Give the data again exactly as written, skipping any pictures.

********************

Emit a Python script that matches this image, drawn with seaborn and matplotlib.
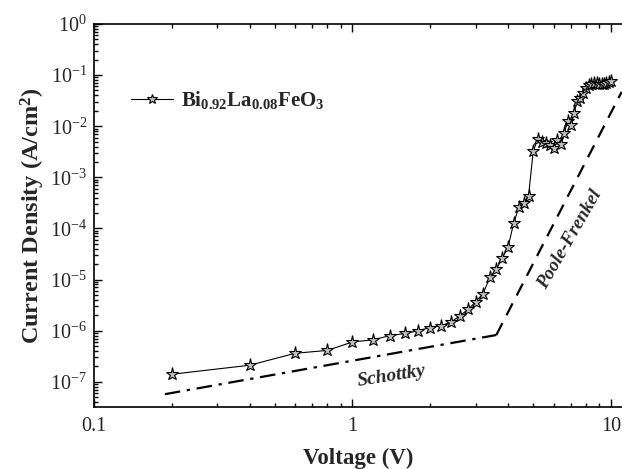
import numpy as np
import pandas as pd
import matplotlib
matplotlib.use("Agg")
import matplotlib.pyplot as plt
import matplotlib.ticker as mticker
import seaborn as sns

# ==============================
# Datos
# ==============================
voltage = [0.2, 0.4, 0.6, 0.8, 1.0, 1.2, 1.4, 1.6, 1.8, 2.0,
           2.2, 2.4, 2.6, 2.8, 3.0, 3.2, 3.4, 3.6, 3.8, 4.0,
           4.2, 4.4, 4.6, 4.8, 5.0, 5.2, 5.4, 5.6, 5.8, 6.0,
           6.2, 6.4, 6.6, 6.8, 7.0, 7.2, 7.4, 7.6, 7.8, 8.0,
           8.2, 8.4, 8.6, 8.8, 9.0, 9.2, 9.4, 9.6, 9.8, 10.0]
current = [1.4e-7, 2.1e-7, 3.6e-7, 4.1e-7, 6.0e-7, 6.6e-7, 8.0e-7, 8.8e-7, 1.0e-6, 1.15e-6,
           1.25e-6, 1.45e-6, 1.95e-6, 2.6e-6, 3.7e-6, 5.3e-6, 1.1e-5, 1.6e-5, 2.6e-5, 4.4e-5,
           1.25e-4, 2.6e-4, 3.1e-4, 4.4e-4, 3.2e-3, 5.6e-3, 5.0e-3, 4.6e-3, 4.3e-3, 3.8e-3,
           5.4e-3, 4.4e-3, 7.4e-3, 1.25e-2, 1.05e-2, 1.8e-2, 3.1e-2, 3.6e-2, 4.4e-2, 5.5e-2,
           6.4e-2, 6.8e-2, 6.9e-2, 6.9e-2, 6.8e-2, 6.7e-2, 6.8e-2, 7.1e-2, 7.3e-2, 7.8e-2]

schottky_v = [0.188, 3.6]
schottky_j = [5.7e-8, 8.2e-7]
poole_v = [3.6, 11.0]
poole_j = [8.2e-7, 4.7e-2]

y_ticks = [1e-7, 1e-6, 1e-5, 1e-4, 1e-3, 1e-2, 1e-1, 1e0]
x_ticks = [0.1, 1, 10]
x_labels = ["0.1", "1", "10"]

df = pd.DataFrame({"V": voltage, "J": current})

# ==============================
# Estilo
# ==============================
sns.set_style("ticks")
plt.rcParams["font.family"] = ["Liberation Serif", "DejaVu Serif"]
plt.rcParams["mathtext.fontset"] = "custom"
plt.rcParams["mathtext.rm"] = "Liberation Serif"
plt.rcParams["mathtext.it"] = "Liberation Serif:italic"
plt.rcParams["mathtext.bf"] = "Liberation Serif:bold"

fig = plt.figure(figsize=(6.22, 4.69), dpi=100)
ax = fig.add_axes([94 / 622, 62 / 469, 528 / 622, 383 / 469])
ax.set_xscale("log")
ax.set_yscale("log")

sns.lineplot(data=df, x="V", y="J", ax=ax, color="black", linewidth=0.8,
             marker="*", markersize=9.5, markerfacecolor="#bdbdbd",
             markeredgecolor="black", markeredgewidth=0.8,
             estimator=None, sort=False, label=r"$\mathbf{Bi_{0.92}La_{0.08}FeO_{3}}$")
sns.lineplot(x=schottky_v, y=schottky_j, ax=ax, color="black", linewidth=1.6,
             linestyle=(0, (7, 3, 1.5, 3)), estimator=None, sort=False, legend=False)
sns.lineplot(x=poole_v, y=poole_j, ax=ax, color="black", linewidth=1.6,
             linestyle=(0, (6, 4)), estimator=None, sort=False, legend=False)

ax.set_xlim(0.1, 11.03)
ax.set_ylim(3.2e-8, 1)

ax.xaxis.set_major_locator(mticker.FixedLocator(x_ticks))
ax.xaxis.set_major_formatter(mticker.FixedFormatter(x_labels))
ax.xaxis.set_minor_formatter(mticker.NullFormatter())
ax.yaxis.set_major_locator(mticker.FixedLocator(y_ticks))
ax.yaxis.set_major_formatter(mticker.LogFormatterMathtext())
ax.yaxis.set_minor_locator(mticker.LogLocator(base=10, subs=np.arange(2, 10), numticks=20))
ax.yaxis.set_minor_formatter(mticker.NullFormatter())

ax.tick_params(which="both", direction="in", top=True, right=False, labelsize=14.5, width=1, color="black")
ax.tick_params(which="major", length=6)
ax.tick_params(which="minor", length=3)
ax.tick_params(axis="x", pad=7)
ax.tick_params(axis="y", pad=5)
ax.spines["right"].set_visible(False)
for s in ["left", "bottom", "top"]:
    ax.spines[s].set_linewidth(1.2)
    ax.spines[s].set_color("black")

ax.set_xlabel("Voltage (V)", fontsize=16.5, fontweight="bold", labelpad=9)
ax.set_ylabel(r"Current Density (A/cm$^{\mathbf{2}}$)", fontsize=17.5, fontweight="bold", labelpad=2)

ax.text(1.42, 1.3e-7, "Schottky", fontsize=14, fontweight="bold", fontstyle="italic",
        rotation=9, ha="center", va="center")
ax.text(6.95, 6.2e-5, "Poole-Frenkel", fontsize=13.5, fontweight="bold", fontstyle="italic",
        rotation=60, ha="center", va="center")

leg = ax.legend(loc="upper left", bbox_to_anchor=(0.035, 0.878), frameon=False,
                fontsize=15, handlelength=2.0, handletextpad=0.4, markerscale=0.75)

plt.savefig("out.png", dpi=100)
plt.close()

********************

WRITTEN ANSWER:
Emit a Python script that matches this image, drawn with seaborn and matplotlib.
import numpy as np
import pandas as pd
import matplotlib
matplotlib.use("Agg")
import matplotlib.pyplot as plt
import matplotlib.ticker as mticker
import seaborn as sns

# ==============================
# Datos
# ==============================
voltage = [0.2, 0.4, 0.6, 0.8, 1.0, 1.2, 1.4, 1.6, 1.8, 2.0,
           2.2, 2.4, 2.6, 2.8, 3.0, 3.2, 3.4, 3.6, 3.8, 4.0,
           4.2, 4.4, 4.6, 4.8, 5.0, 5.2, 5.4, 5.6, 5.8, 6.0,
           6.2, 6.4, 6.6, 6.8, 7.0, 7.2, 7.4, 7.6, 7.8, 8.0,
           8.2, 8.4, 8.6, 8.8, 9.0, 9.2, 9.4, 9.6, 9.8, 10.0]
current = [1.4e-7, 2.1e-7, 3.6e-7, 4.1e-7, 6.0e-7, 6.6e-7, 8.0e-7, 8.8e-7, 1.0e-6, 1.15e-6,
           1.25e-6, 1.45e-6, 1.95e-6, 2.6e-6, 3.7e-6, 5.3e-6, 1.1e-5, 1.6e-5, 2.6e-5, 4.4e-5,
           1.25e-4, 2.6e-4, 3.1e-4, 4.4e-4, 3.2e-3, 5.6e-3, 5.0e-3, 4.6e-3, 4.3e-3, 3.8e-3,
           5.4e-3, 4.4e-3, 7.4e-3, 1.25e-2, 1.05e-2, 1.8e-2, 3.1e-2, 3.6e-2, 4.4e-2, 5.5e-2,
           6.4e-2, 6.8e-2, 6.9e-2, 6.9e-2, 6.8e-2, 6.7e-2, 6.8e-2, 7.1e-2, 7.3e-2, 7.8e-2]

schottky_v = [0.188, 3.6]
schottky_j = [5.7e-8, 8.2e-7]
poole_v = [3.6, 11.0]
poole_j = [8.2e-7, 4.7e-2]

y_ticks = [1e-7, 1e-6, 1e-5, 1e-4, 1e-3, 1e-2, 1e-1, 1e0]
x_ticks = [0.1, 1, 10]
x_labels = ["0.1", "1", "10"]

df = pd.DataFrame({"V": voltage, "J": current})

# ==============================
# Estilo
# ==============================
sns.set_style("ticks")
plt.rcParams["font.family"] = ["Liberation Serif", "DejaVu Serif"]
plt.rcParams["mathtext.fontset"] = "custom"
plt.rcParams["mathtext.rm"] = "Liberation Serif"
plt.rcParams["mathtext.it"] = "Liberation Serif:italic"
plt.rcParams["mathtext.bf"] = "Liberation Serif:bold"

fig = plt.figure(figsize=(6.22, 4.69), dpi=100)
ax = fig.add_axes([94 / 622, 62 / 469, 528 / 622, 383 / 469])
ax.set_xscale("log")
ax.set_yscale("log")

sns.lineplot(data=df, x="V", y="J", ax=ax, color="black", linewidth=0.8,
             marker="*", markersize=9.5, markerfacecolor="#bdbdbd",
             markeredgecolor="black", markeredgewidth=0.8,
             estimator=None, sort=False, label=r"$\mathbf{Bi_{0.92}La_{0.08}FeO_{3}}$")
sns.lineplot(x=schottky_v, y=schottky_j, ax=ax, color="black", linewidth=1.6,
             linestyle=(0, (7, 3, 1.5, 3)), estimator=None, sort=False, legend=False)
sns.lineplot(x=poole_v, y=poole_j, ax=ax, color="black", linewidth=1.6,
             linestyle=(0, (6, 4)), estimator=None, sort=False, legend=False)

ax.set_xlim(0.1, 11.03)
ax.set_ylim(3.2e-8, 1)

ax.xaxis.set_major_locator(mticker.FixedLocator(x_ticks))
ax.xaxis.set_major_formatter(mticker.FixedFormatter(x_labels))
ax.xaxis.set_minor_formatter(mticker.NullFormatter())
ax.yaxis.set_major_locator(mticker.FixedLocator(y_ticks))
ax.yaxis.set_major_formatter(mticker.LogFormatterMathtext())
ax.yaxis.set_minor_locator(mticker.LogLocator(base=10, subs=np.arange(2, 10), numticks=20))
ax.yaxis.set_minor_formatter(mticker.NullFormatter())

ax.tick_params(which="both", direction="in", top=True, right=False, labelsize=14.5, width=1, color="black")
ax.tick_params(which="major", length=6)
ax.tick_params(which="minor", length=3)
ax.tick_params(axis="x", pad=7)
ax.tick_params(axis="y", pad=5)
ax.spines["right"].set_visible(False)
for s in ["left", "bottom", "top"]:
    ax.spines[s].set_linewidth(1.2)
    ax.spines[s].set_color("black")

ax.set_xlabel("Voltage (V)", fontsize=16.5, fontweight="bold", labelpad=9)
ax.set_ylabel(r"Current Density (A/cm$^{\mathbf{2}}$)", fontsize=17.5, fontweight="bold", labelpad=2)

ax.text(1.42, 1.3e-7, "Schottky", fontsize=14, fontweight="bold", fontstyle="italic",
        rotation=9, ha="center", va="center")
ax.text(6.95, 6.2e-5, "Poole-Frenkel", fontsize=13.5, fontweight="bold", fontstyle="italic",
        rotation=60, ha="center", va="center")

leg = ax.legend(loc="upper left", bbox_to_anchor=(0.035, 0.878), frameon=False,
                fontsize=15, handlelength=2.0, handletextpad=0.4, markerscale=0.75)

plt.savefig("out.png", dpi=100)
plt.close()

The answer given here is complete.